YOUR TASK
Write the listing below out again exactly, dropping the images.

__________

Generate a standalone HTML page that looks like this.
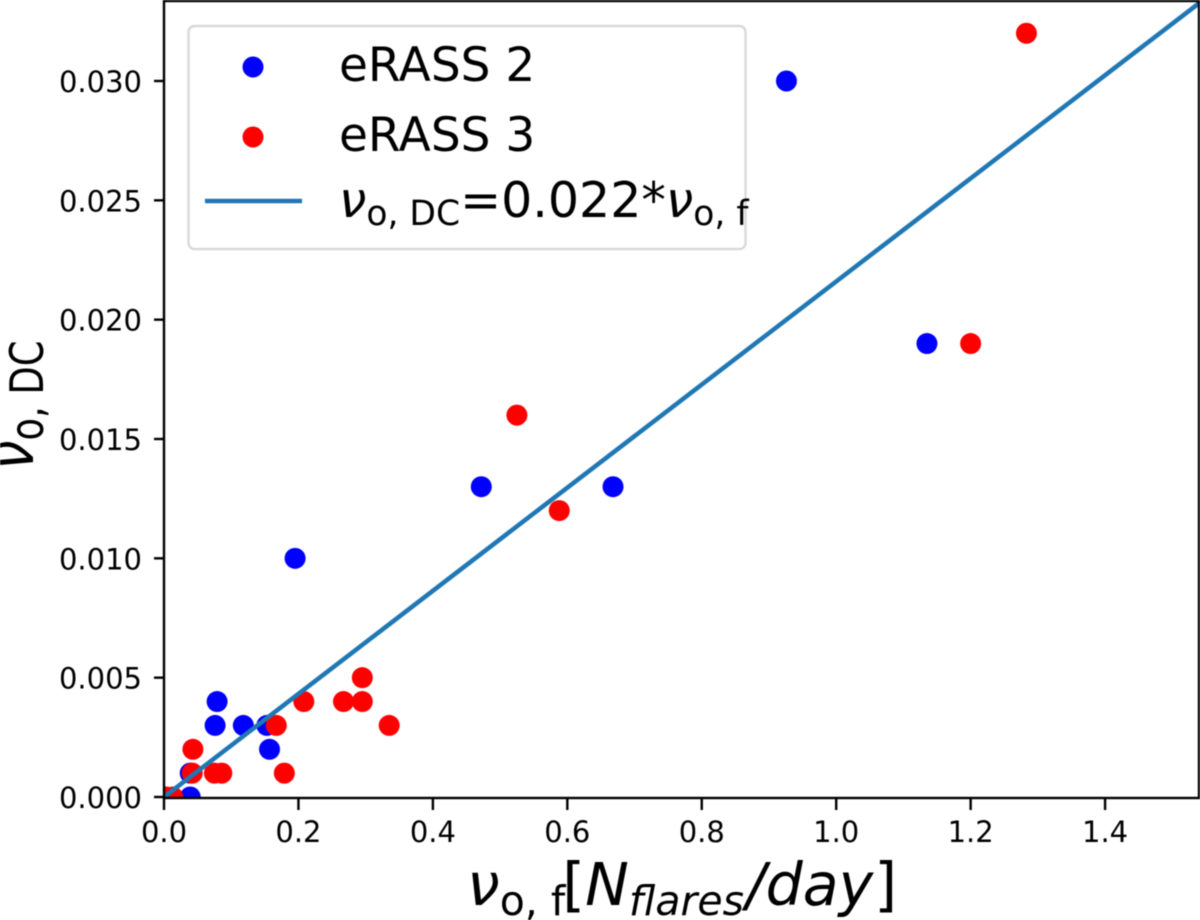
<!DOCTYPE html>
<html>
<head>
<meta charset="utf-8">
<style>
html,body{margin:0;padding:0;background:#fff;width:1200px;height:920px;overflow:hidden}
svg{display:block;filter:blur(0.5px)}
text{font-family:"DejaVu Sans","Liberation Sans",sans-serif;fill:#000}
.it{font-style:italic}
</style>
</head>
<body>
<svg id="chart" xmlns="http://www.w3.org/2000/svg" width="1200" height="920" viewBox="0 0 1200 920">
  <defs><clipPath id="plot-clip"><rect x="164" y="1" width="1035" height="797"/></clipPath></defs>
  <rect x="164" y="1" width="1035" height="797" fill="#fff"/>
  <g id="marks" clip-path="url(#plot-clip)"></g>
  <g id="axes"></g>
  <text x="467" y="905" font-size="58.5"><tspan class="it">ν</tspan><tspan font-size="41" dy="10">o, f</tspan><tspan dy="-10" dx="-3">[</tspan><tspan class="it">N</tspan><tspan class="it" font-size="41" dy="10">flares</tspan><tspan class="it" dy="-10" dx="2">/day</tspan><tspan dx="1">]</tspan></text>
  <text transform="translate(33,470) rotate(-90) scale(0.8,1)" x="0" y="0" font-size="66"><tspan class="it">ν</tspan><tspan font-size="46" dy="10">o, DC</tspan></text>
  <g>
    <rect x="188.5" y="26" width="557" height="223" rx="6" fill="#fff" fill-opacity="0.8" stroke="#d9d9d9" stroke-width="2.4"/>
    <circle cx="253" cy="67" r="10.5" fill="#0000ff"/>
    <text x="339" y="81" font-size="47">eRASS 2</text>
    <circle cx="253" cy="137" r="10.5" fill="#ff0000"/>
    <text x="339" y="151" font-size="47">eRASS 3</text>
    <line x1="205" x2="302" y1="201" y2="201" stroke="#1f77b4" stroke-width="4.5"/>
    <text x="339" y="217" font-size="49"><tspan class="it">ν</tspan><tspan font-size="34.5" dy="8">o, DC</tspan><tspan dy="-8">=0.022*</tspan><tspan class="it">ν</tspan><tspan font-size="34.5" dy="8">o, f</tspan></text>
  </g>
</svg>
<script>
const xTickLabels = ["0.0","0.2","0.4","0.6","0.8","1.0","1.2","1.4"];
const yTickLabels = ["0.000","0.005","0.010","0.015","0.020","0.025","0.030"];
const erass2X = [0.926,1.135,0.472,0.668,0.195,0.079,0.076,0.118,0.153,0.157,0.039,0.039];
const erass2Y = [0.030,0.019,0.013,0.013,0.010,0.004,0.003,0.003,0.003,0.002,0.001,0.000];
const erass3X = [1.283,1.200,0.525,0.588,0.043,0.042,0.075,0.086,0.167,0.179,0.208,0.267,0.295,0.295,0.335,0.003,0.013];
const erass3Y = [0.032,0.019,0.016,0.012,0.002,0.001,0.001,0.001,0.003,0.001,0.004,0.004,0.004,0.005,0.003,0.000,0.000];
const fitSlope = [0.0216];
const fitRange = [0, 1.54];

const NS = "http://www.w3.org/2000/svg";
const sx = v => 164 + v * 672.2;
const sy = v => 797 - v * 23867;
function make(tag, attrs, parent, text) {
  const el = document.createElementNS(NS, tag);
  for (const k in attrs) el.setAttribute(k, attrs[k]);
  if (text !== undefined) el.textContent = text;
  parent.appendChild(el);
  return el;
}
const marks = document.getElementById("marks");
const axes = document.getElementById("axes");

erass2X.forEach((x, i) => {
  const c = make("circle", {cx: sx(x), cy: sy(erass2Y[i]), r: 10.5, fill: "#0000ff"}, marks);
  
  
});
erass3X.forEach((x, i) => {
  const c = make("circle", {cx: sx(x), cy: sy(erass3Y[i]), r: 10.5, fill: "#ff0000"}, marks);
  
  
});
const fit = make("line", {
  x1: sx(fitRange[0]), y1: sy(fitRange[0] * fitSlope[0]),
  x2: sx(fitRange[1]), y2: sy(fitRange[1] * fitSlope[0]),
  stroke: "#1f77b4", "stroke-width": 4.5
}, marks);



xTickLabels.forEach(t => {
  const v = parseFloat(t), px = sx(v);
  const tick = make("line", {x1: px, x2: px, y1: 798, y2: 810, stroke: "#000", "stroke-width": 2.4}, axes);
  
  
  const lab = make("text", {x: px, y: 842, "text-anchor": "middle", "font-size": 29}, axes, t);
  
  
});
yTickLabels.forEach(t => {
  const v = parseFloat(t), py = sy(v);
  const tick = make("line", {x1: 154, x2: 164, y1: py, y2: py, stroke: "#000", "stroke-width": 2.4}, axes);
  
  
  const lab = make("text", {x: 142, y: py + 11, "text-anchor": "end", "font-size": 29}, axes, t);
  
  
});
const spine = make("rect", {x: 164, y: 1, width: 1035, height: 797, fill: "none", stroke: "#000", "stroke-width": 2.4}, axes);


</script>
</body>
</html>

__________

EXERCISE RESPONSE
Generate a standalone HTML page that looks like this.
<!DOCTYPE html>
<html>
<head>
<meta charset="utf-8">
<style>
html,body{margin:0;padding:0;background:#fff;width:1200px;height:920px;overflow:hidden}
svg{display:block;filter:blur(0.5px)}
text{font-family:"DejaVu Sans","Liberation Sans",sans-serif;fill:#000}
.it{font-style:italic}
</style>
</head>
<body>
<svg id="chart" xmlns="http://www.w3.org/2000/svg" width="1200" height="920" viewBox="0 0 1200 920">
  <defs><clipPath id="plot-clip"><rect x="164" y="1" width="1035" height="797"/></clipPath></defs>
  <rect x="164" y="1" width="1035" height="797" fill="#fff"/>
  <g id="marks" clip-path="url(#plot-clip)"></g>
  <g id="axes"></g>
  <text x="467" y="905" font-size="58.5"><tspan class="it">ν</tspan><tspan font-size="41" dy="10">o, f</tspan><tspan dy="-10" dx="-3">[</tspan><tspan class="it">N</tspan><tspan class="it" font-size="41" dy="10">flares</tspan><tspan class="it" dy="-10" dx="2">/day</tspan><tspan dx="1">]</tspan></text>
  <text transform="translate(33,470) rotate(-90) scale(0.8,1)" x="0" y="0" font-size="66"><tspan class="it">ν</tspan><tspan font-size="46" dy="10">o, DC</tspan></text>
  <g>
    <rect x="188.5" y="26" width="557" height="223" rx="6" fill="#fff" fill-opacity="0.8" stroke="#d9d9d9" stroke-width="2.4"/>
    <circle cx="253" cy="67" r="10.5" fill="#0000ff"/>
    <text x="339" y="81" font-size="47">eRASS 2</text>
    <circle cx="253" cy="137" r="10.5" fill="#ff0000"/>
    <text x="339" y="151" font-size="47">eRASS 3</text>
    <line x1="205" x2="302" y1="201" y2="201" stroke="#1f77b4" stroke-width="4.5"/>
    <text x="339" y="217" font-size="49"><tspan class="it">ν</tspan><tspan font-size="34.5" dy="8">o, DC</tspan><tspan dy="-8">=0.022*</tspan><tspan class="it">ν</tspan><tspan font-size="34.5" dy="8">o, f</tspan></text>
  </g>
</svg>
<script>
const xTickLabels = ["0.0","0.2","0.4","0.6","0.8","1.0","1.2","1.4"];
const yTickLabels = ["0.000","0.005","0.010","0.015","0.020","0.025","0.030"];
const erass2X = [0.926,1.135,0.472,0.668,0.195,0.079,0.076,0.118,0.153,0.157,0.039,0.039];
const erass2Y = [0.030,0.019,0.013,0.013,0.010,0.004,0.003,0.003,0.003,0.002,0.001,0.000];
const erass3X = [1.283,1.200,0.525,0.588,0.043,0.042,0.075,0.086,0.167,0.179,0.208,0.267,0.295,0.295,0.335,0.003,0.013];
const erass3Y = [0.032,0.019,0.016,0.012,0.002,0.001,0.001,0.001,0.003,0.001,0.004,0.004,0.004,0.005,0.003,0.000,0.000];
const fitSlope = [0.0216];
const fitRange = [0, 1.54];

const NS = "http://www.w3.org/2000/svg";
const sx = v => 164 + v * 672.2;
const sy = v => 797 - v * 23867;
function make(tag, attrs, parent, text) {
  const el = document.createElementNS(NS, tag);
  for (const k in attrs) el.setAttribute(k, attrs[k]);
  if (text !== undefined) el.textContent = text;
  parent.appendChild(el);
  return el;
}
const marks = document.getElementById("marks");
const axes = document.getElementById("axes");

erass2X.forEach((x, i) => {
  const c = make("circle", {cx: sx(x), cy: sy(erass2Y[i]), r: 10.5, fill: "#0000ff"}, marks);
  
  
});
erass3X.forEach((x, i) => {
  const c = make("circle", {cx: sx(x), cy: sy(erass3Y[i]), r: 10.5, fill: "#ff0000"}, marks);
  
  
});
const fit = make("line", {
  x1: sx(fitRange[0]), y1: sy(fitRange[0] * fitSlope[0]),
  x2: sx(fitRange[1]), y2: sy(fitRange[1] * fitSlope[0]),
  stroke: "#1f77b4", "stroke-width": 4.5
}, marks);



xTickLabels.forEach(t => {
  const v = parseFloat(t), px = sx(v);
  const tick = make("line", {x1: px, x2: px, y1: 798, y2: 810, stroke: "#000", "stroke-width": 2.4}, axes);
  
  
  const lab = make("text", {x: px, y: 842, "text-anchor": "middle", "font-size": 29}, axes, t);
  
  
});
yTickLabels.forEach(t => {
  const v = parseFloat(t), py = sy(v);
  const tick = make("line", {x1: 154, x2: 164, y1: py, y2: py, stroke: "#000", "stroke-width": 2.4}, axes);
  
  
  const lab = make("text", {x: 142, y: py + 11, "text-anchor": "end", "font-size": 29}, axes, t);
  
  
});
const spine = make("rect", {x: 164, y: 1, width: 1035, height: 797, fill: "none", stroke: "#000", "stroke-width": 2.4}, axes);


</script>
</body>
</html>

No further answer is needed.